We have heard the story of the birth of Jesus over these past weeks in incredible detail. We’ve heard of a long journey under less-than-ideal conditions, of stars and angels and shepherds. We’ve remembered the birth of the child in a stable. What more is there to say?
This is what John has to say. The start of his gospel doesn’t tell a history. It doesn’t talk about the baby, or the stable, or the angels singing on high.
No. It focuses on one thing: word. What are we supposed to do with that?
A few years ago, it became popular among the teens and young adult to say “word.” The Urban Dictionary says this usage means “Well said,” or “I am in agreement.”
If you said to your friend, “That dress that Janie is wearing is a horrible color for her,” your friend might respond, “Word!” It’s true, that dress is wayyy too bright against her pale skin. Word!
Well, John’s use of the word “Word” is not too far from that understanding.
“In the beginning was the Word, and the Word was with God and the Word was God.”
In other words, our starting point is God and the Word that is the expression of God.
A little difficult to understand, right? Word!
But imagine, if you will, God not as the old guy with the white robe and the long white beard – not Santa Claus, but God the Creator – but God as something like a formless, bodiless energy. God as free-floating wisdom. God as Word. God as affirmation of all that is good, all that is creative, all that is alive. Word!
That Word was always there, a beautiful powerful divine energy. That energy caused the world to be created – “all things came into being through him, and without him not one thing came into being.” This Word, this creative energy, did his work, and all was created, and all was light and life.
But how could we poor human beings understand something like this? How could we grasp something as ethereal, as incorporeal, as not concrete as this God-Who-Is-Word? There is no picture that can portray God-Who-Is-Word.
And so God-Who-Is-Word had an idea – he was, after all, essentially all idea, so this is no surprise. God-Who-Is-Word decided we human beings needed a way to understand how magnificently loving and caring God-Who-Is-Word truly is. So he decided to send himself to earth as God-Who-Is-Word, but also God who is Human. He sent his son, a human being like us, but also God-Who-Is-Word like him.
Perhaps this God-Who-Is-Word in human form could help us understand the marvel of God-Who-Is-Word in the heavenly realm.
If the three other Gospels – Matthew, Mark and Luke – are about telling Jesus’ story as a human baby born to a human woman in a difficult world, this gospel, this Gospel of John, is about telling Jesus’ story as a divine being come down from heaven. It is about where and why Jesus came from. Yes, Jesus was human, but before he was human, he was part of the Godhead, and he was part of it always, for eternity.
And the beautiful thing is that Jesus is not only God come to earth, he is also the representation of God-Who-Is-Word continuing to exercise that creative energy. God-Who-Is-Word created the earth, but when Jesus comes, he re-creates the world with a new life, a new energy. He is not simply a representative sent to help us understand who God-Who-Is-Word is, he is himself God-Who-Is-Word in human flesh, and he continues that work of creation by transforming us, redeeming us.

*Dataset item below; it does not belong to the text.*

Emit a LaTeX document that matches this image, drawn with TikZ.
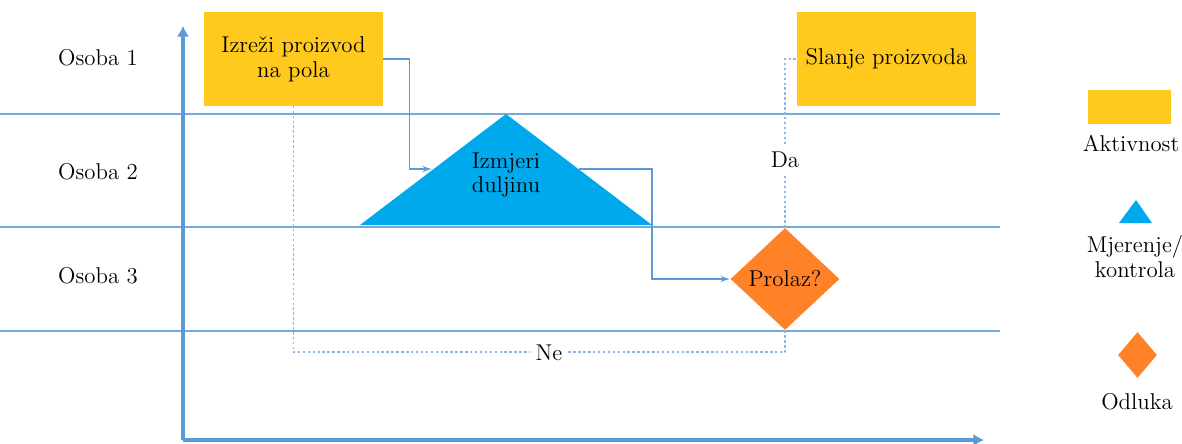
\documentclass[tikz,border=0pt]{standalone}
\usetikzlibrary{arrows,arrows.meta,positioning,shapes.geometric}
\definecolor{aktiv}{HTML}{FFC91D}
\definecolor{mjer}{HTML}{00A9EB}
\definecolor{odl}{HTML}{FF8229}
\definecolor{lane}{HTML}{5B9BD5}
\definecolor{dots}{HTML}{8DB6E2}

\begin{document}
\begin{tikzpicture}[x=0.02cm,y=-0.02cm,>=latex',every node/.append style={align=center,font=\fontsize{13}{14.2}\selectfont},
    akt/.style={fill=aktiv, minimum width=3.58cm, minimum height=1.88cm},
    odluka/.style={diamond, fill=odl, inner sep=0pt},
    axis/.style={draw=lane, line width=2pt, -{Latex[length=6pt,width=7pt]}},
    lanes/.style={draw=lane!85, line width=0.8pt},
    flow/.style={draw=lane, line width=0.9pt, ->},
    dotflow/.style={draw=dots, line width=1.1pt, dash pattern=on 1.4pt off 1.4pt}]
    \useasboundingbox (0,0) rectangle (1182,443);

    % staze
    \foreach \y in {114,227,331} \draw[lanes] (0,\y) -- (1000,\y);
    \node (O1) at (98,58)  {Osoba 1};
    \node (O2) at (98,172) {Osoba 2};
    \node (O3) at (98,276) {Osoba 3};

    \coordinate (O) at (183,440);
    \draw[axis] (O) -- (183,26);
    \draw[axis] (O) -- (984,440);

    \node [akt] (A) at (293.5,59) {Izreži proizvod\\na pola};
    \node [akt] (B) at (886.5,59) {Slanje proizvoda};

    \coordinate (Mtop) at (506,114);
    \coordinate (Mbl) at (360,225);
    \coordinate (Mbr) at (652,225);
    \fill[mjer] (Mtop) -- (Mbl) -- (Mbr) -- cycle;
    \node (M) at (506,175) {Izmjeri\\duljinu};
    \coordinate (Min) at (432,169);
    \coordinate (Mout) at (579,169);

    \node [odluka, minimum width=2.18cm, minimum height=2.04cm] (D) at (785,279) {Prolaz?};

    \draw[flow] (A.east) -- ++(26,0) |- (Min);
    \draw[flow] (Mout) -- (Mout -| Mbr) |- (D.west);
    \draw[dotflow] (D.north) |- node[pos=0.2, fill=white] {Da} (B.west);
    \draw[dotflow] (D.south) -- ++(0,22) -| node[pos=0.24, fill=white] {Ne} (A.south);

    % legenda
    \node [fill=aktiv, minimum width=1.66cm, minimum height=0.68cm] (LA) at (1129.5,107) {};
    \node (LAt) at (1131,143) {Aktivnost};
    \coordinate (LMtop) at (1136,200);
    \fill[mjer] (LMtop) -- (1119,223) -- (1152,223) -- cycle;
    \node (LMt) at (1135,257) {Mjerenje/\\kontrola};
    \node [odluka, minimum width=0.78cm, minimum height=0.92cm] (LD) at (1137.5,355) {};
    \node (LDt) at (1137,402) {Odluka};
\end{tikzpicture}
\end{document}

But what happens? John foreshadows the whole of Jesus’ story by telling us that “he was in the world, and the world came into bring through him yet the world did not know him.”

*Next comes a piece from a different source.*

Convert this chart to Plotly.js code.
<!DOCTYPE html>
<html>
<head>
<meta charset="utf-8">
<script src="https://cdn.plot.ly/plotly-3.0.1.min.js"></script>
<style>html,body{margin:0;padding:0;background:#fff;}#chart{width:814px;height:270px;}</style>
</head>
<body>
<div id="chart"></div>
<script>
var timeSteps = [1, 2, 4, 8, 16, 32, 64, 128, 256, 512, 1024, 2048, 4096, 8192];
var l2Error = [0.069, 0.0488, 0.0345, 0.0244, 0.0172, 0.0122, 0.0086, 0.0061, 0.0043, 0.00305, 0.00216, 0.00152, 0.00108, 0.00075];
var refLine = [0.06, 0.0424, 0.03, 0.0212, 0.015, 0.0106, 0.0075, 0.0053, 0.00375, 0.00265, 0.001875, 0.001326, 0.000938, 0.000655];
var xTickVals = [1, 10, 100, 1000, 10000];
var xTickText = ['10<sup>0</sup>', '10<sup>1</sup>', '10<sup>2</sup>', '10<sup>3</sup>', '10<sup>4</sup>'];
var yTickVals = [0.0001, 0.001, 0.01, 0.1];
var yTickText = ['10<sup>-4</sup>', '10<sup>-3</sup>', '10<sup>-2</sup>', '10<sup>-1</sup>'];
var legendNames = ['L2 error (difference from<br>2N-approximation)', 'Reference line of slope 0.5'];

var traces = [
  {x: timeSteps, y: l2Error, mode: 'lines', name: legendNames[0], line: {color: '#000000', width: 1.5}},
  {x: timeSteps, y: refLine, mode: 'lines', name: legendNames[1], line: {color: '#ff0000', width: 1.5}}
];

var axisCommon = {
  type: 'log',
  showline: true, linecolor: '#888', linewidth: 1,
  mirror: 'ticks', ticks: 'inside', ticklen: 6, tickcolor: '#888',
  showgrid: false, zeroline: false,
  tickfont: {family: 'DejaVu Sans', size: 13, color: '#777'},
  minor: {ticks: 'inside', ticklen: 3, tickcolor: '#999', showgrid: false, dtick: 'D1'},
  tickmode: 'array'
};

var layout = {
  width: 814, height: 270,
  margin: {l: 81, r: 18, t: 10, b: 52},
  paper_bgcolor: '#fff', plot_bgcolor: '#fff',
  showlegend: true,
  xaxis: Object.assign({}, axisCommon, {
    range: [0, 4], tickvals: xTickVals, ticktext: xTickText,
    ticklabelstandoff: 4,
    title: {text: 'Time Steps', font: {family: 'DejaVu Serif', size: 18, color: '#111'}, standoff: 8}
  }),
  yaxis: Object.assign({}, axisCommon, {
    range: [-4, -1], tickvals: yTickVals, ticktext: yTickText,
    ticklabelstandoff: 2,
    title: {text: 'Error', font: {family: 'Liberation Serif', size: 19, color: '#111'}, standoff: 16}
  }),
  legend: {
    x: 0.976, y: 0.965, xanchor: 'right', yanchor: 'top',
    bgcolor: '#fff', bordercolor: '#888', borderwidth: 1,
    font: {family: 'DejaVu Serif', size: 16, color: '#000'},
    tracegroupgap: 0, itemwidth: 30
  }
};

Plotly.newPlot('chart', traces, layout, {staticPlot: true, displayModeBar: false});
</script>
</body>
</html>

How could they know him, if they would turn away from him and cause his death?
But not all turned away. Some accepted him and his teachings. Some heard him and said “Word!” They came to know the God-Who-Is-Word, and became children of God-Who-Is-Word.
And the result of the presence of Jesus, that little baby that we have sung about, that creative man who was the only son of God-Who-Is-Word, was the best thing: glory.
Because of this Son of God-Who-Is-Word, John tells us “we have seen his glory, full of grace and truth.”
Words have power. The young peoples’ use of the exclamation “Word!” reminds us that there is nothing that carries so much power, so much creative energy. Words are full of possibilities. Jesus, who is the Word, opens our minds and hearts to the infinite possibilities of our lives and of what can happen through God-Who-Is-Word.
So today, on this day when we open gifts that we offer each other, we are reminded to remember that the most valuable gifts came to us not last night, not this morning, but over two thousand years ago. A baby, not gift-wrapped but aglow with that energy that is the Word made flesh. This is the gift, the Word made flesh who dwells among us, and we are surrounded by his glory. Word!